Given instruction → Print exactly the lines from the first one down to the line that contains "plt.rcParams['font.family'] = ['Liberation", both included, and skip the pictures.

Dataset rows →
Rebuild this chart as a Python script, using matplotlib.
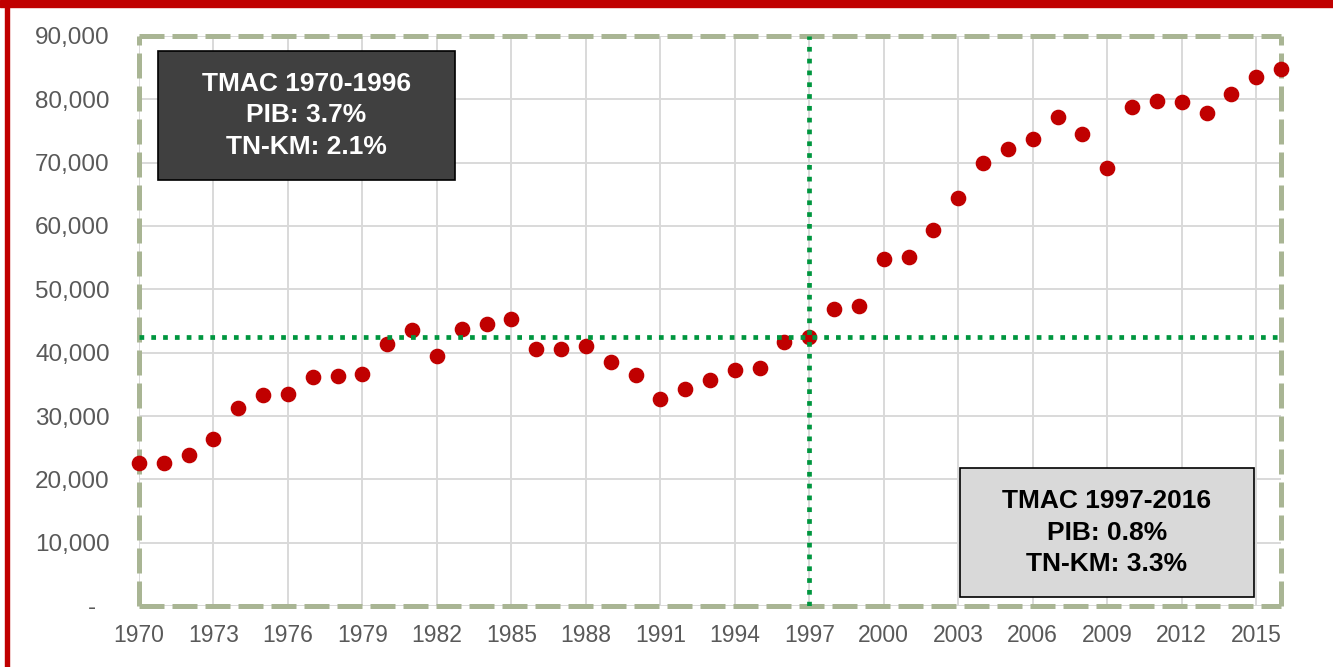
import numpy as np
import matplotlib.pyplot as plt
from matplotlib.patches import Rectangle

plt.rcParams['font.family'] = ['Liberation Sans', 'DejaVu Sans']

# data
years = list(range(1970, 2017))
values = [22600, 22600, 23800, 26300, 31300, 33300, 33500, 36100, 36300, 36700,
          41300, 43500, 39500, 43700, 44600, 45300, 40600, 40500, 41100, 38500,
          36400, 32700, 34200, 35700, 37300, 37600, 41700, 42400, 46900, 47300,
          54800, 55100, 59300, 64400, 70000, 72200, 73800, 77200, 74600, 69200,
          78800, 79800, 79500, 77800, 80800, 83500, 84800]
break_year = 1997
break_value = values[years.index(break_year)]
yticks = list(range(0, 90001, 10000))
ytick_labels = ['-  '] + ['{:,}'.format(v) for v in yticks[1:]]
xticks = list(range(1970, 2016, 3))

box1_text = 'TMAC 1970-1996\nPIB: 3.7%\nTN-KM: 2.1%'
box2_text = 'TMAC 1997-2016\nPIB: 0.8%\nTN-KM: 3.3%'

red = '#C00000'
green = '#00963F'
border = '#A9B594'
grey_txt = '#595959'

fig = plt.figure(figsize=(13.33, 6.67), dpi=100)
ax = fig.add_axes([139/1333, 1-606/667, (1281-139)/1333, (606-36)/667])

# red frame (top and left only)
fig.patches.append(Rectangle((0, 1-7/667), 1, 7/667, transform=fig.transFigure,
                             color=red, zorder=0))
fig.patches.append(Rectangle((5/1333, 0), 4/1333, 1, transform=fig.transFigure,
                             color=red, zorder=0))

ax.set_xlim(1970, 2016)
ax.set_ylim(0, 90000)
ax.set_xticks(xticks)
ax.set_yticks(yticks)
ax.set_yticklabels(ytick_labels)
ax.tick_params(axis='both', length=0, colors=grey_txt)
ax.tick_params(axis='y', pad=21, labelsize=17.5)
ax.tick_params(axis='x', pad=13, labelsize=16.5)
ax.grid(True, color='#D9D9D9', linewidth=1.4, zorder=0)
ax.set_axisbelow(True)
for s in ax.spines.values():
    s.set_color(border)
    s.set_linewidth(3.6)
    s.set_linestyle((0, (5, 1.6)))
    s.set_capstyle('butt')

ax.scatter(years, values, s=105, color=red, zorder=3, clip_on=False)

ax.axhline(break_value, color=green, linewidth=3.4, linestyle=(0, (1, 1.5)), zorder=4)
ax.axvline(break_year, color=green, linewidth=3.4, linestyle=(0, (1, 1.5)), zorder=4)

# annotation boxes
ax.add_patch(Rectangle((158/1333, 1-180/667), (455-158)/1333, (180-51)/667,
                       transform=fig.transFigure, facecolor='#404040',
                       edgecolor='black', linewidth=1.2, zorder=5))
fig.text((158+455)/2/1333, 1-(51+180)/2/667, box1_text, color='white',
         fontsize=19, fontweight='bold', ha='center', va='center',
         linespacing=1.4, zorder=6)
ax.add_patch(Rectangle((960/1333, 1-597/667), (1254-960)/1333, (597-468)/667,
                       transform=fig.transFigure, facecolor='#D9D9D9',
                       edgecolor='black', linewidth=1.2, zorder=5))
fig.text((960+1254)/2/1333, 1-(468+597)/2/667, box2_text, color='black',
         fontsize=19, fontweight='bold', ha='center', va='center',
         linespacing=1.4, zorder=6)

fig.savefig('out.png', dpi=100)
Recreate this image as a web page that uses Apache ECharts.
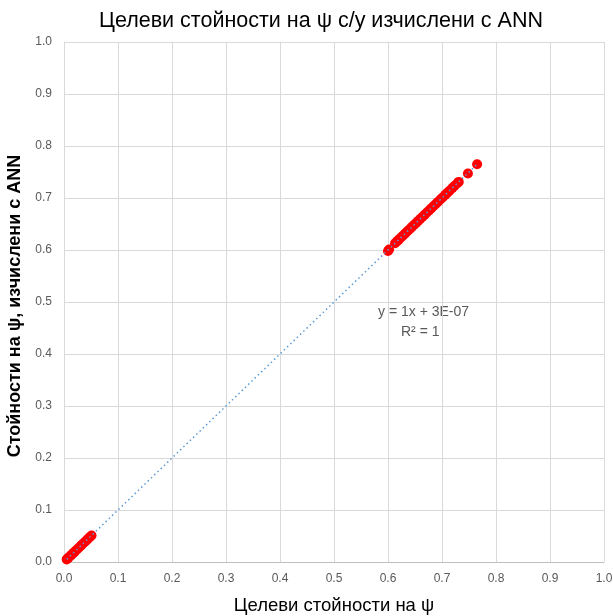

Solution to the problem →
Rebuild this chart as a Python script, using matplotlib.
import numpy as np
import matplotlib.pyplot as plt
from matplotlib.patches import Rectangle

plt.rcParams['font.family'] = ['Liberation Sans', 'DejaVu Sans']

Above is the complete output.